## Task requirements
Within the entries below, find the portion that opens with the line containing "Convert this chart to matplotlib code." and closes with the line containing "ax.tick_params(axis='y', pad=5)". Retype that portion exactly and only.

## Records provided
#####

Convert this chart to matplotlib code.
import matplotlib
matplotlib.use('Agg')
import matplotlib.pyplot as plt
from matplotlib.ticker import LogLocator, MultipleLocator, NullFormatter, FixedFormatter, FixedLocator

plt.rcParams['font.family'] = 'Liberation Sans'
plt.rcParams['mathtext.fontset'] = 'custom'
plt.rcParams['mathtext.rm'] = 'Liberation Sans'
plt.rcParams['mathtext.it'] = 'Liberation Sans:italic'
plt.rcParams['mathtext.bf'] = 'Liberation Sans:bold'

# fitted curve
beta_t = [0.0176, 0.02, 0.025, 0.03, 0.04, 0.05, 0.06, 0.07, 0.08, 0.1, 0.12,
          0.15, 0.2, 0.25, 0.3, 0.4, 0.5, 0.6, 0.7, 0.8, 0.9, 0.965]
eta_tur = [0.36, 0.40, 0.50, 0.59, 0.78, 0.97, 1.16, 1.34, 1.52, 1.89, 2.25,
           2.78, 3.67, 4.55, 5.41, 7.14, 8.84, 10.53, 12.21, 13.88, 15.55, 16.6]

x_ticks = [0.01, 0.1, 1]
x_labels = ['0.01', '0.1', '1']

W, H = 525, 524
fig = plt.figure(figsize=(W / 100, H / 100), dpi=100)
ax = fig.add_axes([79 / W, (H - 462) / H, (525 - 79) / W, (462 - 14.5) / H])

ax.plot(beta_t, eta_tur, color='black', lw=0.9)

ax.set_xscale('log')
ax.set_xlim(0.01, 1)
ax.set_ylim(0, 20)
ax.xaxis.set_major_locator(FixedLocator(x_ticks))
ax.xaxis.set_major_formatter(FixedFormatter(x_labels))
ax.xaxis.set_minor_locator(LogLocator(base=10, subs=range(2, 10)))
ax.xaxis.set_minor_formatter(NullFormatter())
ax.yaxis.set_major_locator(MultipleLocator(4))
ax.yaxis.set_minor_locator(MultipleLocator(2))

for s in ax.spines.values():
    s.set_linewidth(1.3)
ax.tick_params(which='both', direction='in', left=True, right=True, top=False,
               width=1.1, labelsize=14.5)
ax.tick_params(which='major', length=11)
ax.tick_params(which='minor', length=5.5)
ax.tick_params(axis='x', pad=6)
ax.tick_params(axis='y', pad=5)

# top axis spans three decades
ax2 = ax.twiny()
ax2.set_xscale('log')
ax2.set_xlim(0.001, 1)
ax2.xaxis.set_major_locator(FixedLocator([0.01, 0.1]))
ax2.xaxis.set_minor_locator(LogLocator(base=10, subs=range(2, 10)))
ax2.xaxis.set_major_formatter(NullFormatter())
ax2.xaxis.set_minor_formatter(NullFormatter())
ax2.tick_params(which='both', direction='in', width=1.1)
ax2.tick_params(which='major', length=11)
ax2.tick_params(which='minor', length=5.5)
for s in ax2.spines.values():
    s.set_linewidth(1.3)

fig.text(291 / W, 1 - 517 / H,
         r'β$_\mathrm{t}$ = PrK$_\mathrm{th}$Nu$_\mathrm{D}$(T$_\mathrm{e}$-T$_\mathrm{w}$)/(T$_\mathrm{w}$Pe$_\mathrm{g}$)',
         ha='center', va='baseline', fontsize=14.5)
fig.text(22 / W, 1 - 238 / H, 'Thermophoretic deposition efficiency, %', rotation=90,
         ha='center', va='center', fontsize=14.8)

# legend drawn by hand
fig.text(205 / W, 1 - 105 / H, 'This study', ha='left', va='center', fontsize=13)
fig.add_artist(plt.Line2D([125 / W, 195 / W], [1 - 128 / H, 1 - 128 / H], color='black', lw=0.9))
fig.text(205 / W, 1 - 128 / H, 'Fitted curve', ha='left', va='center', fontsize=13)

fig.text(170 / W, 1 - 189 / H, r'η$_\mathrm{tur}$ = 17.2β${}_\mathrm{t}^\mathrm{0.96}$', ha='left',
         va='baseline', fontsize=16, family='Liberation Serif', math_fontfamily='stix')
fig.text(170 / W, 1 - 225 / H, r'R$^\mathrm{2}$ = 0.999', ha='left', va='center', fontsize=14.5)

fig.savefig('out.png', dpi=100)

#####

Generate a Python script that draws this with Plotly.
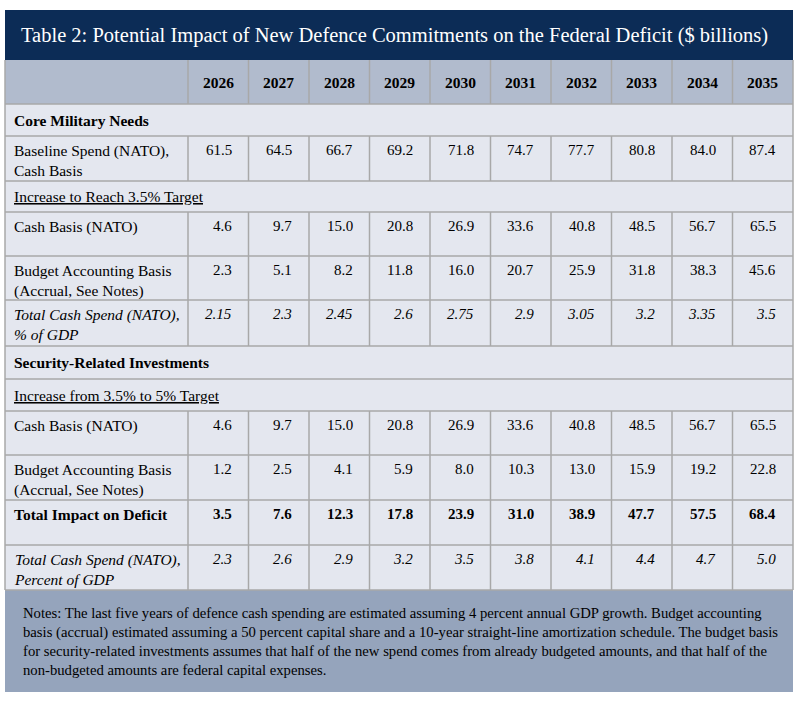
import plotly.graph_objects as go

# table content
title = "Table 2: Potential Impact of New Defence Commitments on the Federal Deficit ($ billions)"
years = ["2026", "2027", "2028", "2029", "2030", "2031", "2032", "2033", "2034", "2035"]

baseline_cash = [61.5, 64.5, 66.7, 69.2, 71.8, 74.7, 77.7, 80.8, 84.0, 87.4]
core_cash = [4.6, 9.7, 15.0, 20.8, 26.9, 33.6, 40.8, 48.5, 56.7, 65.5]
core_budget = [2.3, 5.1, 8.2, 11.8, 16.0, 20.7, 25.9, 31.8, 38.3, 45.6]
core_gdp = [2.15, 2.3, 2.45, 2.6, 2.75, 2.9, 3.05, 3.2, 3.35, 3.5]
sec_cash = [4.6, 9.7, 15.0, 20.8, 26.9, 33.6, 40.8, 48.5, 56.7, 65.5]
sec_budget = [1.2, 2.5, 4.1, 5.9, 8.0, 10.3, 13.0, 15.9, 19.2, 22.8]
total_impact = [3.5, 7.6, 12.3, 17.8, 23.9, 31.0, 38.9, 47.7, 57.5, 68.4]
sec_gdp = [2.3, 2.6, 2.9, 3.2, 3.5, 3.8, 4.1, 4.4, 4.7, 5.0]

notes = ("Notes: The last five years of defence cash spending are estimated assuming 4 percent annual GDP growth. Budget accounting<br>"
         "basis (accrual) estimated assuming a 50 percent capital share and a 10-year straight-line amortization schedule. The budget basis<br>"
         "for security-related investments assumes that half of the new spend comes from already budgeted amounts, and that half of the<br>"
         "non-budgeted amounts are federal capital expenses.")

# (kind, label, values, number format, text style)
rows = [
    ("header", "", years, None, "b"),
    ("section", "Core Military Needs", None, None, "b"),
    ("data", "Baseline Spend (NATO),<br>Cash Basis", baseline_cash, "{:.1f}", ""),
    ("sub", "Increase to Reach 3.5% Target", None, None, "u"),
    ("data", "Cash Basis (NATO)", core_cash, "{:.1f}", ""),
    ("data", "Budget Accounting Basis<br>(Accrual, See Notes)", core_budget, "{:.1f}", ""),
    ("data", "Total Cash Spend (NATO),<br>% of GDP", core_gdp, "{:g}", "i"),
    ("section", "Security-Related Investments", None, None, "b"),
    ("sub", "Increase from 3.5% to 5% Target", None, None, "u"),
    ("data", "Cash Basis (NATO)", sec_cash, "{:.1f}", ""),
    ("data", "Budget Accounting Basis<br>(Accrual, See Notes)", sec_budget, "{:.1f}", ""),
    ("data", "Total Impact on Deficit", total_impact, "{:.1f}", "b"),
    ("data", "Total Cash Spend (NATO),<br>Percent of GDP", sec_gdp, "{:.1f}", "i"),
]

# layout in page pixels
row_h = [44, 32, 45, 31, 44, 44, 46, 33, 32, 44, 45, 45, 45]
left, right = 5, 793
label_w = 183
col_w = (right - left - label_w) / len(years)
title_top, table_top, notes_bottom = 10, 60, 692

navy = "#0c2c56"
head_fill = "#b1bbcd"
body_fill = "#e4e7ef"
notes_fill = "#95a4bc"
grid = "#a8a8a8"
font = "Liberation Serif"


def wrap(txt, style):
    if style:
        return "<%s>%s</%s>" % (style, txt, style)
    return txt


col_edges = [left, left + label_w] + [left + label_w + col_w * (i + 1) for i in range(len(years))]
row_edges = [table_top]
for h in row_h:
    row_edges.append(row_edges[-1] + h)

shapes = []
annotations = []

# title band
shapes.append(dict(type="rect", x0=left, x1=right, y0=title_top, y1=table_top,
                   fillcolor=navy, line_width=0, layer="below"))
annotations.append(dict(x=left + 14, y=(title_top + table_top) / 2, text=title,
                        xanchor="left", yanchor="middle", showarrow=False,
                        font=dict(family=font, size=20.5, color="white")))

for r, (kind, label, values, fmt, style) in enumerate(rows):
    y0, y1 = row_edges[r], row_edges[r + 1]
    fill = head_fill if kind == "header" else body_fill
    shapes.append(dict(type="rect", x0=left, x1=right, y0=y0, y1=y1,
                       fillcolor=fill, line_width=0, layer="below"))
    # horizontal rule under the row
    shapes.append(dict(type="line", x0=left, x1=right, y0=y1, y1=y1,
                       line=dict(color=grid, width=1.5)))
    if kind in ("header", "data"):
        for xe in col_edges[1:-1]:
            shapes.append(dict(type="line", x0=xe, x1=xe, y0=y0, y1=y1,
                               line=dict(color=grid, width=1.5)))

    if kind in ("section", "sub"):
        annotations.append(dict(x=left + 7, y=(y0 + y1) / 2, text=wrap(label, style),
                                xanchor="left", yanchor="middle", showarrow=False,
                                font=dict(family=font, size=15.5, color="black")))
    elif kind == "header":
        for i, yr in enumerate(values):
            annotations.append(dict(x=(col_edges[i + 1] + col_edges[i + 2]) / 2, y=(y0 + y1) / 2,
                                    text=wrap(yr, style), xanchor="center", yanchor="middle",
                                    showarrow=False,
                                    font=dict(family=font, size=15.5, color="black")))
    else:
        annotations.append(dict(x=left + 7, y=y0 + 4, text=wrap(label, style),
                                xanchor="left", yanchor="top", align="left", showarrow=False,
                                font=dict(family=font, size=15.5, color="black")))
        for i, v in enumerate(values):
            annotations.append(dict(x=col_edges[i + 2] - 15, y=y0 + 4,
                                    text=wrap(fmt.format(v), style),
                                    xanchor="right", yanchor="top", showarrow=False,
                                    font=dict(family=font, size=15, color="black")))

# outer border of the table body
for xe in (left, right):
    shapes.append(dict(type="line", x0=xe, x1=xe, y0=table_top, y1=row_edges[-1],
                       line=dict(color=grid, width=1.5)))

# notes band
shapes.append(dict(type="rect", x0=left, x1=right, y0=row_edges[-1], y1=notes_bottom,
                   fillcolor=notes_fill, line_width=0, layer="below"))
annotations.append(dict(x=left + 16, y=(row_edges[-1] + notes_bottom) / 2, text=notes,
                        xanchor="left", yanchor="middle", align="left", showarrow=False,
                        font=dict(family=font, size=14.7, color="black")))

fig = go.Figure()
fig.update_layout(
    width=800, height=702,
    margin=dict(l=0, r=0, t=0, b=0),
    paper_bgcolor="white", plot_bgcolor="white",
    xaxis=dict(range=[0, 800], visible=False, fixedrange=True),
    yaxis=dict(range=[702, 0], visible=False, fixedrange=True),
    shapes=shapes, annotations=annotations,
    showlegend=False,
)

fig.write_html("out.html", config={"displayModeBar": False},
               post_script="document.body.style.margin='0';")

#####

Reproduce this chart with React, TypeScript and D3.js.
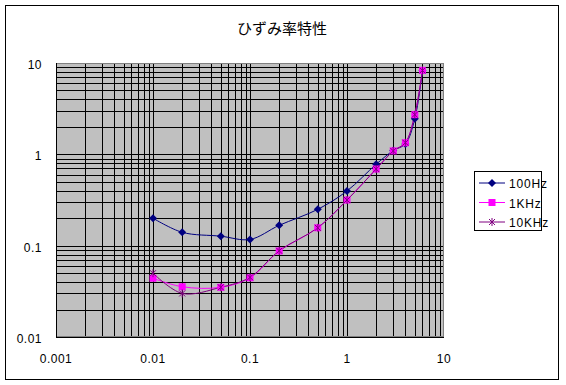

#####

## Expected output
Convert this chart to matplotlib code.
import matplotlib
matplotlib.use('Agg')
import matplotlib.pyplot as plt
from matplotlib.ticker import LogLocator, MultipleLocator, NullFormatter, FixedFormatter, FixedLocator

plt.rcParams['font.family'] = 'Liberation Sans'
plt.rcParams['mathtext.fontset'] = 'custom'
plt.rcParams['mathtext.rm'] = 'Liberation Sans'
plt.rcParams['mathtext.it'] = 'Liberation Sans:italic'
plt.rcParams['mathtext.bf'] = 'Liberation Sans:bold'

# fitted curve
beta_t = [0.0176, 0.02, 0.025, 0.03, 0.04, 0.05, 0.06, 0.07, 0.08, 0.1, 0.12,
          0.15, 0.2, 0.25, 0.3, 0.4, 0.5, 0.6, 0.7, 0.8, 0.9, 0.965]
eta_tur = [0.36, 0.40, 0.50, 0.59, 0.78, 0.97, 1.16, 1.34, 1.52, 1.89, 2.25,
           2.78, 3.67, 4.55, 5.41, 7.14, 8.84, 10.53, 12.21, 13.88, 15.55, 16.6]

x_ticks = [0.01, 0.1, 1]
x_labels = ['0.01', '0.1', '1']

W, H = 525, 524
fig = plt.figure(figsize=(W / 100, H / 100), dpi=100)
ax = fig.add_axes([79 / W, (H - 462) / H, (525 - 79) / W, (462 - 14.5) / H])

ax.plot(beta_t, eta_tur, color='black', lw=0.9)

ax.set_xscale('log')
ax.set_xlim(0.01, 1)
ax.set_ylim(0, 20)
ax.xaxis.set_major_locator(FixedLocator(x_ticks))
ax.xaxis.set_major_formatter(FixedFormatter(x_labels))
ax.xaxis.set_minor_locator(LogLocator(base=10, subs=range(2, 10)))
ax.xaxis.set_minor_formatter(NullFormatter())
ax.yaxis.set_major_locator(MultipleLocator(4))
ax.yaxis.set_minor_locator(MultipleLocator(2))

for s in ax.spines.values():
    s.set_linewidth(1.3)
ax.tick_params(which='both', direction='in', left=True, right=True, top=False,
               width=1.1, labelsize=14.5)
ax.tick_params(which='major', length=11)
ax.tick_params(which='minor', length=5.5)
ax.tick_params(axis='x', pad=6)
ax.tick_params(axis='y', pad=5)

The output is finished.